**Do this**
Every line below should be copied exactly; drop the pictures.

** Start of Given material **

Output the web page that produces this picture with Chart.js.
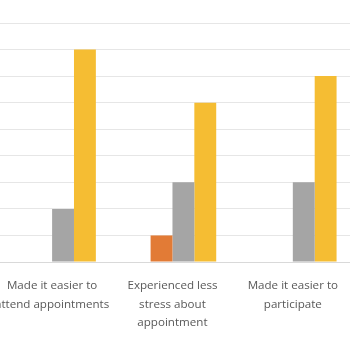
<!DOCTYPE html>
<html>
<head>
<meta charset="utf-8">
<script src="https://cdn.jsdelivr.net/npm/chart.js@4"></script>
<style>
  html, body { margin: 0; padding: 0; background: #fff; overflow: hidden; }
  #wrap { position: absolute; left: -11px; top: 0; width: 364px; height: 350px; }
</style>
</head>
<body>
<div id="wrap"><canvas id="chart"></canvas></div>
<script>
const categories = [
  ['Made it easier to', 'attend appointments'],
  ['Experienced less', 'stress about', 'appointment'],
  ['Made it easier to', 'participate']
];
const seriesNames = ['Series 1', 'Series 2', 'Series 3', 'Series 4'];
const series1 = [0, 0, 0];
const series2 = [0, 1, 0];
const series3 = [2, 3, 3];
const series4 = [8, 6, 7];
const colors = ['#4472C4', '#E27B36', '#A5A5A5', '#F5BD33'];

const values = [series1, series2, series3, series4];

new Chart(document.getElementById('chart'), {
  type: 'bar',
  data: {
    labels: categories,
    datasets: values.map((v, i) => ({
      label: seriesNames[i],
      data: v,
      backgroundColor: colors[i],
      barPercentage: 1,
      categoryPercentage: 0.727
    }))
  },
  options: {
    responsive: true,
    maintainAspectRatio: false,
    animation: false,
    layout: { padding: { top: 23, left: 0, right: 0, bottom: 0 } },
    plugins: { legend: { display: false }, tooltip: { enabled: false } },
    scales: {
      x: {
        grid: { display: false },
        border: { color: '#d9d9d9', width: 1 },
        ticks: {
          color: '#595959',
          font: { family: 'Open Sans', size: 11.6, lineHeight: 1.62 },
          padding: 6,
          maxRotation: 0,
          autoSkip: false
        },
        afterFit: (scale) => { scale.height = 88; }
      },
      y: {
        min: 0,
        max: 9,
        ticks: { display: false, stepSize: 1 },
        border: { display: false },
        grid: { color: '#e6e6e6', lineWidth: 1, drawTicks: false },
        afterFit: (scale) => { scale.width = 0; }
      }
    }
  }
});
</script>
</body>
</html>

** End of Given material **

**Solved problem**
Output the web page that produces this picture with Chart.js.
<!DOCTYPE html>
<html>
<head>
<meta charset="utf-8">
<script src="https://cdn.jsdelivr.net/npm/chart.js@4"></script>
<style>
  html, body { margin: 0; padding: 0; background: #fff; overflow: hidden; }
  #wrap { position: absolute; left: -11px; top: 0; width: 364px; height: 350px; }
</style>
</head>
<body>
<div id="wrap"><canvas id="chart"></canvas></div>
<script>
const categories = [
  ['Made it easier to', 'attend appointments'],
  ['Experienced less', 'stress about', 'appointment'],
  ['Made it easier to', 'participate']
];
const seriesNames = ['Series 1', 'Series 2', 'Series 3', 'Series 4'];
const series1 = [0, 0, 0];
const series2 = [0, 1, 0];
const series3 = [2, 3, 3];
const series4 = [8, 6, 7];
const colors = ['#4472C4', '#E27B36', '#A5A5A5', '#F5BD33'];

const values = [series1, series2, series3, series4];

new Chart(document.getElementById('chart'), {
  type: 'bar',
  data: {
    labels: categories,
    datasets: values.map((v, i) => ({
      label: seriesNames[i],
      data: v,
      backgroundColor: colors[i],
      barPercentage: 1,
      categoryPercentage: 0.727
    }))
  },
  options: {
    responsive: true,
    maintainAspectRatio: false,
    animation: false,
    layout: { padding: { top: 23, left: 0, right: 0, bottom: 0 } },
    plugins: { legend: { display: false }, tooltip: { enabled: false } },
    scales: {
      x: {
        grid: { display: false },
        border: { color: '#d9d9d9', width: 1 },
        ticks: {
          color: '#595959',
          font: { family: 'Open Sans', size: 11.6, lineHeight: 1.62 },
          padding: 6,
          maxRotation: 0,
          autoSkip: false
        },
        afterFit: (scale) => { scale.height = 88; }
      },
      y: {
        min: 0,
        max: 9,
        ticks: { display: false, stepSize: 1 },
        border: { display: false },
        grid: { color: '#e6e6e6', lineWidth: 1, drawTicks: false },
        afterFit: (scale) => { scale.width = 0; }
      }
    }
  }
});
</script>
</body>
</html>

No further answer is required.